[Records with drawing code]
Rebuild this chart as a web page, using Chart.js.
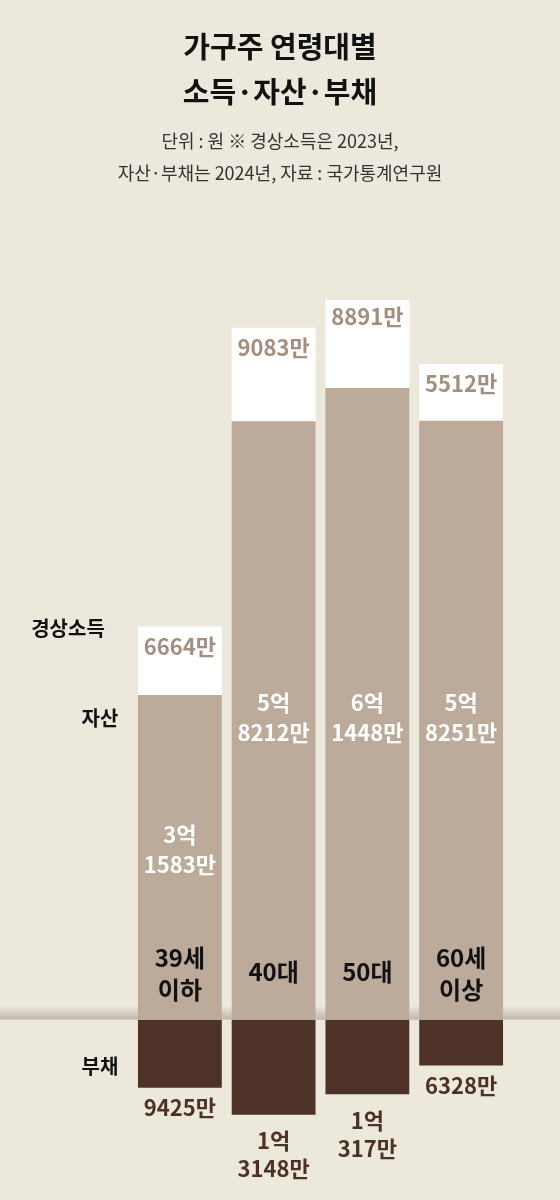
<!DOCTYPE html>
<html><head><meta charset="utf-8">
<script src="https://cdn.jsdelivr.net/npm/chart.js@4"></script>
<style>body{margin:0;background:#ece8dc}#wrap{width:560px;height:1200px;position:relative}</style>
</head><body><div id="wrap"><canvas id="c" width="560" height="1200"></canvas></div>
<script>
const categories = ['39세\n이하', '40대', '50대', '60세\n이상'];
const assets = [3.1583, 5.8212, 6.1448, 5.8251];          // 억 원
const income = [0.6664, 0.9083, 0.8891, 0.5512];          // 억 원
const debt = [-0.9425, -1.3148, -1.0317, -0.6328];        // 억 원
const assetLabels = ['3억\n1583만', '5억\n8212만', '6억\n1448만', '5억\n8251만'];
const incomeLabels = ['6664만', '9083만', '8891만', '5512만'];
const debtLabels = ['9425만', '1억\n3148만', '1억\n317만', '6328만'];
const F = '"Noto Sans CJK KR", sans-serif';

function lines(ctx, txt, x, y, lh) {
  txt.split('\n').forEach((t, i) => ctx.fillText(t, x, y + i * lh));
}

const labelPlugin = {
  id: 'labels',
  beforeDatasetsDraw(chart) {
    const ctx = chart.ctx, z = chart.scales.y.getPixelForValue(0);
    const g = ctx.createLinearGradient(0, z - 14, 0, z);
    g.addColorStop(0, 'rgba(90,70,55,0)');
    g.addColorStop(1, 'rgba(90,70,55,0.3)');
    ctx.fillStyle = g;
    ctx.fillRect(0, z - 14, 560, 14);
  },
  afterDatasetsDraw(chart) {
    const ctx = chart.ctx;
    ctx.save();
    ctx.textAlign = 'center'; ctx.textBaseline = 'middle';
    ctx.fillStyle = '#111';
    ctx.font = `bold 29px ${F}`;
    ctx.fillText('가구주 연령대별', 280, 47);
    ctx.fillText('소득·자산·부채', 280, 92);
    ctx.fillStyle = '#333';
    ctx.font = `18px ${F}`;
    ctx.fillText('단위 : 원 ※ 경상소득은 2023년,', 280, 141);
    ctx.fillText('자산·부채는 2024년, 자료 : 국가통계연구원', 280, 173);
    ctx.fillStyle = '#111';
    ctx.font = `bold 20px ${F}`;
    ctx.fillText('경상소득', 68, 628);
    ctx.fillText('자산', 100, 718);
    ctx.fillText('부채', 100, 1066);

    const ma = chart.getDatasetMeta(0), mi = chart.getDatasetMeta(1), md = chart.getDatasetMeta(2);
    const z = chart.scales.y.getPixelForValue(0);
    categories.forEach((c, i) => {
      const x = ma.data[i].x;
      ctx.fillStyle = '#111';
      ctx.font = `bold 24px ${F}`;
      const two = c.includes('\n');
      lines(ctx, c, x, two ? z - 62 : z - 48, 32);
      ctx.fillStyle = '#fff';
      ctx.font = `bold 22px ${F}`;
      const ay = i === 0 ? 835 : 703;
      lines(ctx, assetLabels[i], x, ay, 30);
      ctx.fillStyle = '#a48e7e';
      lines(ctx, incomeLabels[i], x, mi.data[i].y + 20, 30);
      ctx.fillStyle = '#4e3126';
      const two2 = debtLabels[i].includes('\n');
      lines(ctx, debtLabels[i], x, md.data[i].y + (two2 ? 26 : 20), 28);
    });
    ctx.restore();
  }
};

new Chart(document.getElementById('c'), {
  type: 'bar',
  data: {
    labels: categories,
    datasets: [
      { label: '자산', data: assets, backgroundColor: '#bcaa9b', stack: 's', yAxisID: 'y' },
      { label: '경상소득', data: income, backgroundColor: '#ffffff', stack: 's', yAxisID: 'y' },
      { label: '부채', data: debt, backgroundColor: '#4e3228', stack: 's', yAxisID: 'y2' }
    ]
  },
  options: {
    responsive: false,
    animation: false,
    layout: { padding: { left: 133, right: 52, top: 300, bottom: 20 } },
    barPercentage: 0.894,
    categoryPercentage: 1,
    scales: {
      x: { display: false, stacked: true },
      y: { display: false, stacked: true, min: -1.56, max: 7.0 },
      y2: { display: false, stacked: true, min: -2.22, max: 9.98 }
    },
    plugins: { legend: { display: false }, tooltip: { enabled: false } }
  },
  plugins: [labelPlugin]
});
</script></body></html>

...

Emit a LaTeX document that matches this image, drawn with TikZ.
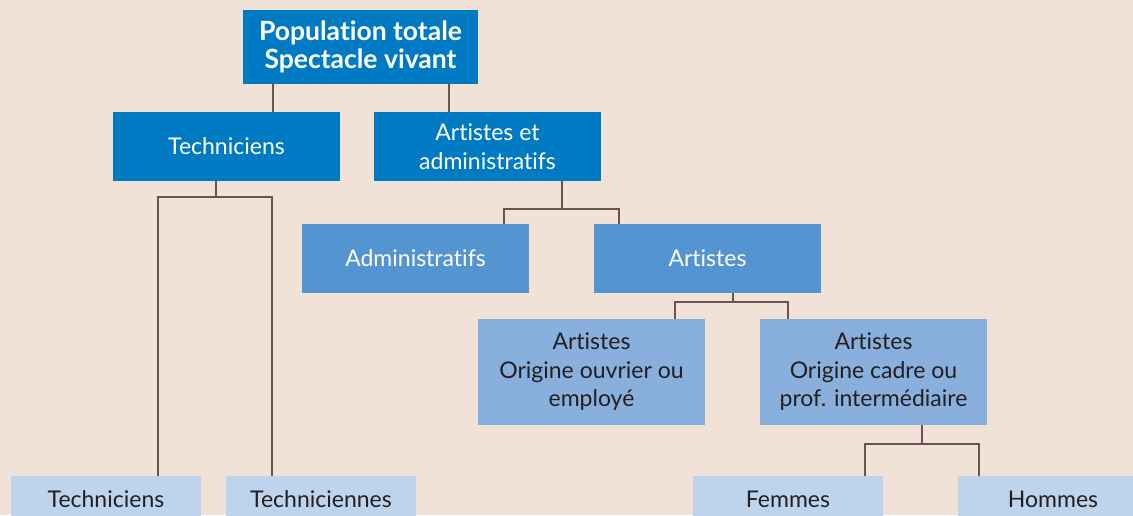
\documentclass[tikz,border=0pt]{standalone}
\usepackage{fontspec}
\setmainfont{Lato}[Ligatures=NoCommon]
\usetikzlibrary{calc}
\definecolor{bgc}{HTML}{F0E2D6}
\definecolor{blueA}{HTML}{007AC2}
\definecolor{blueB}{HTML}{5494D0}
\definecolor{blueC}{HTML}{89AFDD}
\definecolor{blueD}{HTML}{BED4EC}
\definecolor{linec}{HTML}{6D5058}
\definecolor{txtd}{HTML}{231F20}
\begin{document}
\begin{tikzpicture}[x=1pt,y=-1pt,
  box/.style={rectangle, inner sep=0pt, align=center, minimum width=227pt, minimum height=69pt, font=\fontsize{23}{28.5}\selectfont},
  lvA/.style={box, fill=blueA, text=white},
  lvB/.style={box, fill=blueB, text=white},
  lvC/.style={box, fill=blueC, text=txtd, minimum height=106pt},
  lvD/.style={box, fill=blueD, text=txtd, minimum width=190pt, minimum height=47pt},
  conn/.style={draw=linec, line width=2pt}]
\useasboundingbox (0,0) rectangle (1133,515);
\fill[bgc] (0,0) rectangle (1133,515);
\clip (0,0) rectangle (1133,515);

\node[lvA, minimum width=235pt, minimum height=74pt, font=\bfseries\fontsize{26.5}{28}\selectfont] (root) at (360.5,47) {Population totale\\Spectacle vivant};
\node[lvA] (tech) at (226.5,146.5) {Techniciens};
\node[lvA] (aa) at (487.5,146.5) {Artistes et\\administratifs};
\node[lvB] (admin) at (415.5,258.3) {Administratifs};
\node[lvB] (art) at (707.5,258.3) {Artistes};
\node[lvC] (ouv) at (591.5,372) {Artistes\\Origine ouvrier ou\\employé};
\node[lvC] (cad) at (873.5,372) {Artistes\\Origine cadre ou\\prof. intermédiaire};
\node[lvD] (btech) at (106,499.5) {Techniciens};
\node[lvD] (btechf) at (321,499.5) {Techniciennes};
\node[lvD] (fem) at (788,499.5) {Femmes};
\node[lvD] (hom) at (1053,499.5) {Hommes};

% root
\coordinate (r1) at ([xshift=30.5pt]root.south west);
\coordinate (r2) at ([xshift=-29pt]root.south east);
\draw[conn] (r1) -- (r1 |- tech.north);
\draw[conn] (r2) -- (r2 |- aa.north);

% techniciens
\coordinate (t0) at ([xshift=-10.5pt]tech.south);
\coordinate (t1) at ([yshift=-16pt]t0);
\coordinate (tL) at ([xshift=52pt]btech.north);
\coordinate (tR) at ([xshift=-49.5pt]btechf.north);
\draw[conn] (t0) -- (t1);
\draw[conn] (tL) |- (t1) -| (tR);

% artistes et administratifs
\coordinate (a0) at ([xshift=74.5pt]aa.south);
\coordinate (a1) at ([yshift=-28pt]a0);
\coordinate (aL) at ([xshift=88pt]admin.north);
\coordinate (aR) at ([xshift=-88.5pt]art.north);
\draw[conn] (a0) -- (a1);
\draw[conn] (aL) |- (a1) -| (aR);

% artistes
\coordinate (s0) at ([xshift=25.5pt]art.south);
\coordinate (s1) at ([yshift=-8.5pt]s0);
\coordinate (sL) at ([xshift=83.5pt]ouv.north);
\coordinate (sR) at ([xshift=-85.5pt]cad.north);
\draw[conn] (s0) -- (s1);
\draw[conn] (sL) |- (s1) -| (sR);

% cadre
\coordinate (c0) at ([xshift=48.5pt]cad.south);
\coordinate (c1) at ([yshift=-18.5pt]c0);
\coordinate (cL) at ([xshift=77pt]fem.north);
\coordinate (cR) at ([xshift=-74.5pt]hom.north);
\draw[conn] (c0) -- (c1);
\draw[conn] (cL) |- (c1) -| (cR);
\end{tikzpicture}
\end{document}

=== EXERCISE REQUIREMENTS ===
From the entries above, collect every line with the string "this" in it.

=== RESULT BELOW ===
Rebuild this chart as a web page, using Chart.js.
Emit a LaTeX document that matches this image, drawn with TikZ.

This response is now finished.